● DATA SHOWN:
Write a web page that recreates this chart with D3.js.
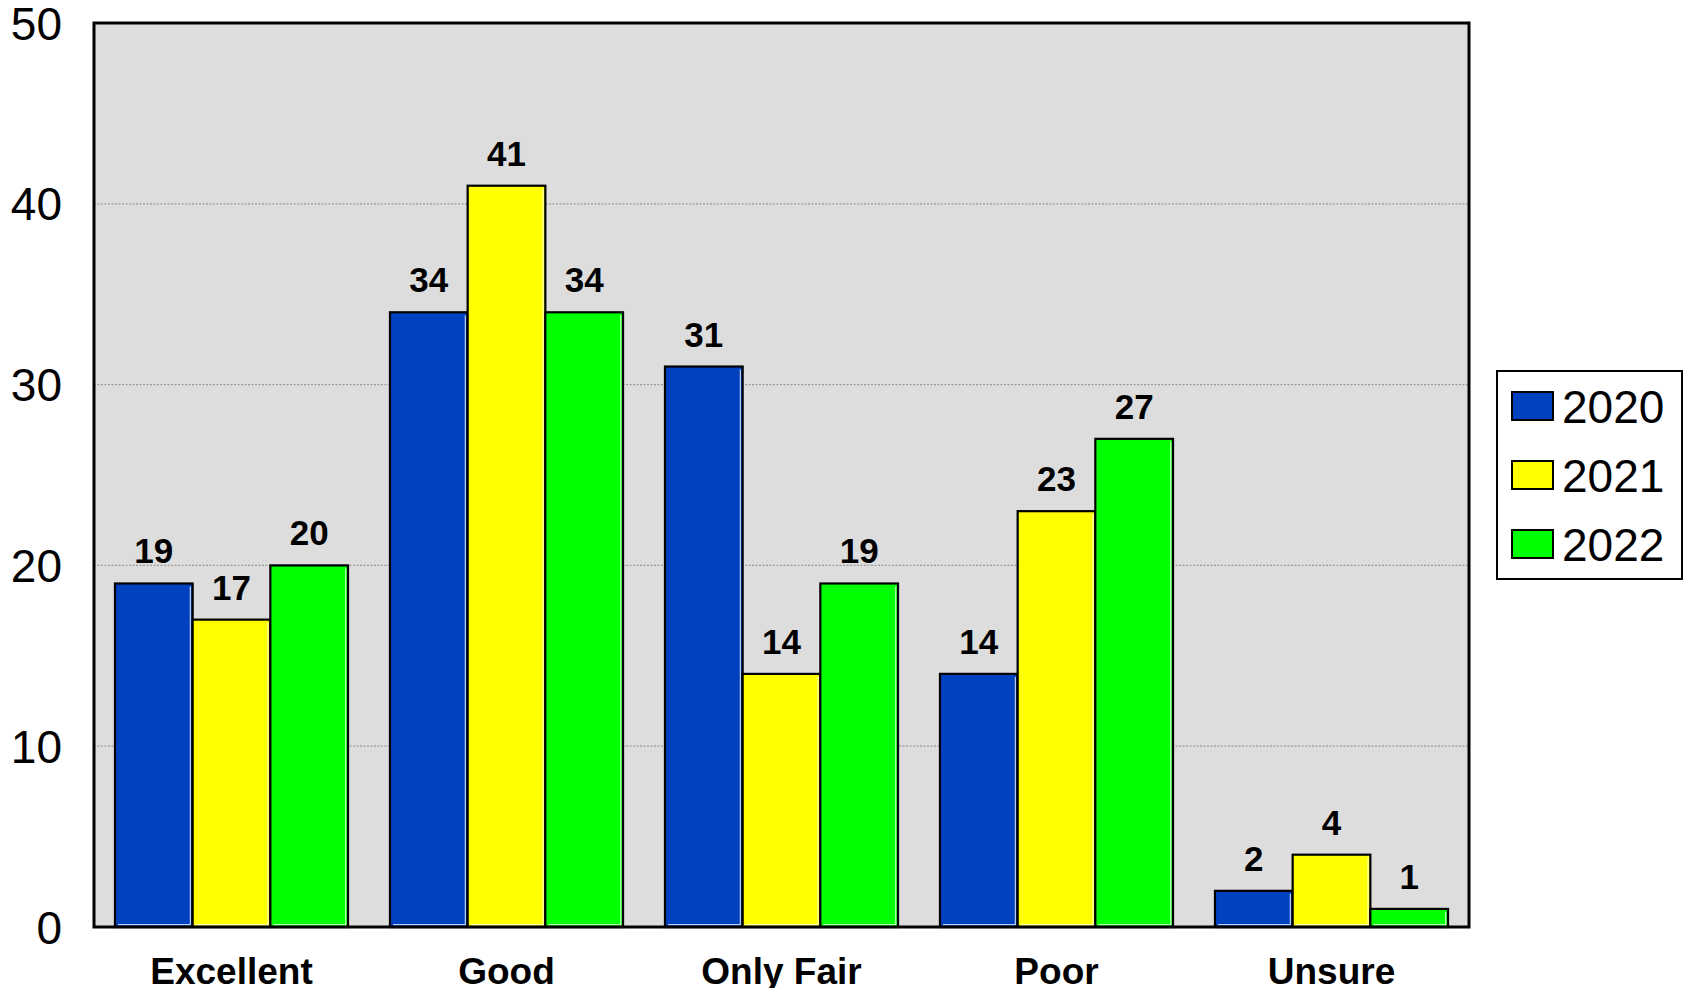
<!DOCTYPE html>
<html>
<head>
<meta charset="utf-8">
<script src="https://cdn.jsdelivr.net/npm/d3@7"></script>
<style>
  html, body { margin: 0; padding: 0; background: #ffffff; }
  svg { display: block; font-family: "Liberation Sans", Arial, sans-serif; }
</style>
</head>
<body>
<svg id="chart" width="1690" height="988"></svg>
<script>
// Survey ratings by year
const categories = ["Excellent", "Good", "Only Fair", "Poor", "Unsure"];
const years = ["2020", "2021", "2022"];
const values2020 = [19, 34, 31, 14, 2];
const values2021 = [17, 41, 14, 23, 4];
const values2022 = [20, 34, 19, 27, 1];
const yTicks = [0, 10, 20, 30, 40, 50];
const colors = ["#0041C0", "#FFFF00", "#00FF00"];

const seriesValues = [values2020, values2021, values2022];

const svg = d3.select("#chart");
const plot = { left: 94, right: 1469, top: 23, bottom: 927 };

const x0 = d3.scaleBand().domain(categories).range([plot.left, plot.right]).padding(0);
const x1 = d3.scaleBand().domain(years).range([0, x0.bandwidth()])
  .paddingInner(0).paddingOuter(0.27);
const y = d3.scaleLinear().domain([0, 50]).range([plot.bottom, plot.top]);

// plot background
svg.append("rect")
  .attr("x", plot.left).attr("y", plot.top)
  .attr("width", plot.right - plot.left).attr("height", plot.bottom - plot.top)
  .attr("fill", "#DDDDDD");

// dashed gridlines
svg.append("g").selectAll("line")
  .data(yTicks.filter(t => t > 0 && t < 50))
  .join("line")
  .attr("x1", plot.left).attr("x2", plot.right)
  .attr("y1", d => y(d)).attr("y2", d => y(d))
  .attr("stroke", "#9a9a9a").attr("stroke-width", 1.2)
  .attr("stroke-dasharray", "2,1.5");

// bars
const rows = [];
categories.forEach((c, i) => {
  years.forEach((yr, j) => {
    rows.push({ cat: c, year: yr, value: seriesValues[j][i], color: colors[j] });
  });
});

const barG = svg.append("g");
const bars = barG.selectAll("g.bar").data(rows).join("g").attr("class", "bar");

bars.append("rect")
  .attr("x", d => x0(d.cat) + x1(d.year))
  .attr("y", d => y(d.value))
  .attr("width", x1.bandwidth())
  .attr("height", d => y(0) - y(d.value))
  .attr("fill", d => d.color)
  .attr("stroke", "#000").attr("stroke-width", 2.2);

// light inner edge along right and bottom of each bar
bars.append("path")
  .attr("d", d => {
    const bx = x0(d.cat) + x1(d.year), bw = x1.bandwidth();
    const top = y(d.value), bot = y(0);
    return `M${bx + bw - 2.3},${top + 3} L${bx + bw - 2.3},${bot - 2.3} L${bx + 3},${bot - 2.3}`;
  })
  .attr("fill", "none").attr("stroke", "#ffffff").attr("stroke-opacity", 0.75)
  .attr("stroke-width", 1.2);

// value labels
bars.append("text")
  .attr("x", d => x0(d.cat) + x1(d.year) + x1.bandwidth() / 2)
  .attr("y", d => y(d.value) - 20)
  .attr("text-anchor", "middle")
  .attr("font-size", 35).attr("font-weight", "bold")
  .attr("fill", "#000")
  .text(d => d.value);

// plot border
svg.append("rect")
  .attr("x", plot.left).attr("y", plot.top)
  .attr("width", plot.right - plot.left).attr("height", plot.bottom - plot.top)
  .attr("fill", "none").attr("stroke", "#000").attr("stroke-width", 3);

// y axis
const yAxis = svg.append("g")
  .attr("transform", `translate(${plot.left},0)`)
  .call(d3.axisLeft(y).tickValues(yTicks).tickSize(0).tickPadding(32).tickFormat(d3.format("d")));
yAxis.select(".domain").remove();
yAxis.selectAll("text")
  .attr("font-family", "'Liberation Sans', Arial, sans-serif")
  .attr("font-size", 46).attr("fill", "#000").attr("dy", "0.35em");

// category labels
svg.append("g").selectAll("text")
  .data(categories).join("text")
  .attr("x", d => x0(d) + x0.bandwidth() / 2)
  .attr("y", 984)
  .attr("text-anchor", "middle")
  .attr("font-size", 37).attr("font-weight", "bold")
  .attr("fill", "#000")
  .text(d => d);

// legend
const legend = svg.append("g");
legend.append("rect")
  .attr("x", 1497).attr("y", 371).attr("width", 185).attr("height", 208)
  .attr("fill", "#fff").attr("stroke", "#000").attr("stroke-width", 2);
const items = legend.selectAll("g.item").data(years).join("g").attr("class", "item")
  .attr("transform", (d, i) => `translate(0, ${406 + i * 69})`);
items.append("rect")
  .attr("x", 1512).attr("y", -14).attr("width", 41).attr("height", 28)
  .attr("fill", (d, i) => colors[i]).attr("stroke", "#000").attr("stroke-width", 2);
items.append("text")
  .attr("x", 1562).attr("y", 0).attr("dy", "0.36em")
  .attr("font-size", 46).attr("fill", "#000")
  .text(d => d);
</script>
</body>
</html>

● EXERCISE GOAL: Copy all lines from the data that hold the word "chart".

● TASK OUTPUT:
Write a web page that recreates this chart with D3.js.
<svg id="chart" width="1690" height="988"></svg>
const svg = d3.select("#chart");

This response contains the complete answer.